■ REQUIRED WORK: All of the material below is to be restated word for word, apart from the pictures.
>>>
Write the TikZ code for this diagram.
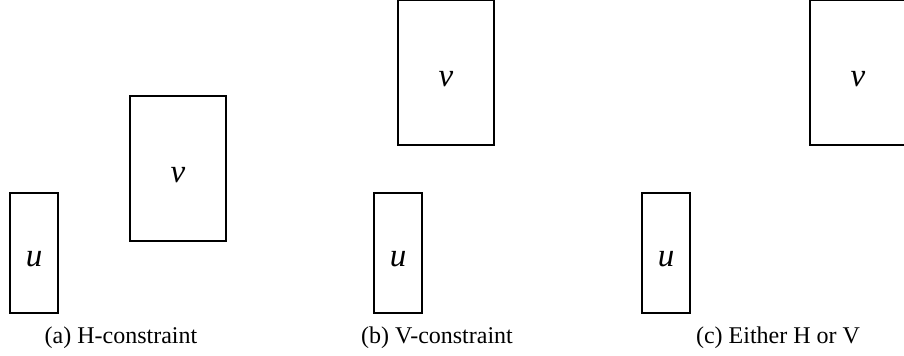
\documentclass[tikz,border=0pt]{standalone}
\usepackage{fontspec}
\setmainfont{Liberation Serif}
\usetikzlibrary{positioning}

\begin{document}
\begin{tikzpicture}[
    x=0.5pt, y=-0.5pt,
    small/.style={draw, line width=0.55pt, minimum width=24pt, minimum height=60pt, inner sep=0pt, text height=14pt, text depth=0pt, font=\fontsize{16.5}{18}\selectfont\itshape},
    big/.style={draw, line width=0.55pt, minimum width=48pt, minimum height=72.5pt, inner sep=0pt, text height=14pt, text depth=0pt, font=\fontsize{16.5}{18}\selectfont\itshape},
    subcap/.style={font=\fontsize{12}{14}\selectfont}
]
    \clip (0,0) rectangle (904,356);
    \useasboundingbox (0,0) rectangle (904,356);

    % (a) horizontal
    \node[small] (ua) at (34,253) {u};
    \node[big] (va) at (178,168.5) {v};
    \node[subcap] (capa) at (121,338) {(a) H-constraint};

    % (b) vertical
    \node[small] (ub) at (398,253) {u};
    \node[big] (vb) at (446,72.5) {v};
    \node[subcap] (capb) at (437,338) {(b) V-constraint};

    % (c) either
    \node[small] (uc) at (666,253) {u};
    \node[big] (vc) at (858,72.5) {v};
    \node[subcap] (capc) at (778,338) {(c) Either H or V};
\end{tikzpicture}
\end{document}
<<<
■ EXERCISE SOLUTION:
Write the TikZ code for this diagram.
\documentclass[tikz,border=0pt]{standalone}
\usepackage{fontspec}
\setmainfont{Liberation Serif}
\usetikzlibrary{positioning}

\begin{document}
\begin{tikzpicture}[
    x=0.5pt, y=-0.5pt,
    small/.style={draw, line width=0.55pt, minimum width=24pt, minimum height=60pt, inner sep=0pt, text height=14pt, text depth=0pt, font=\fontsize{16.5}{18}\selectfont\itshape},
    big/.style={draw, line width=0.55pt, minimum width=48pt, minimum height=72.5pt, inner sep=0pt, text height=14pt, text depth=0pt, font=\fontsize{16.5}{18}\selectfont\itshape},
    subcap/.style={font=\fontsize{12}{14}\selectfont}
]
    \clip (0,0) rectangle (904,356);
    \useasboundingbox (0,0) rectangle (904,356);

    % (a) horizontal
    \node[small] (ua) at (34,253) {u};
    \node[big] (va) at (178,168.5) {v};
    \node[subcap] (capa) at (121,338) {(a) H-constraint};

    % (b) vertical
    \node[small] (ub) at (398,253) {u};
    \node[big] (vb) at (446,72.5) {v};
    \node[subcap] (capb) at (437,338) {(b) V-constraint};

    % (c) either
    \node[small] (uc) at (666,253) {u};
    \node[big] (vc) at (858,72.5) {v};
    \node[subcap] (capc) at (778,338) {(c) Either H or V};
\end{tikzpicture}
\end{document}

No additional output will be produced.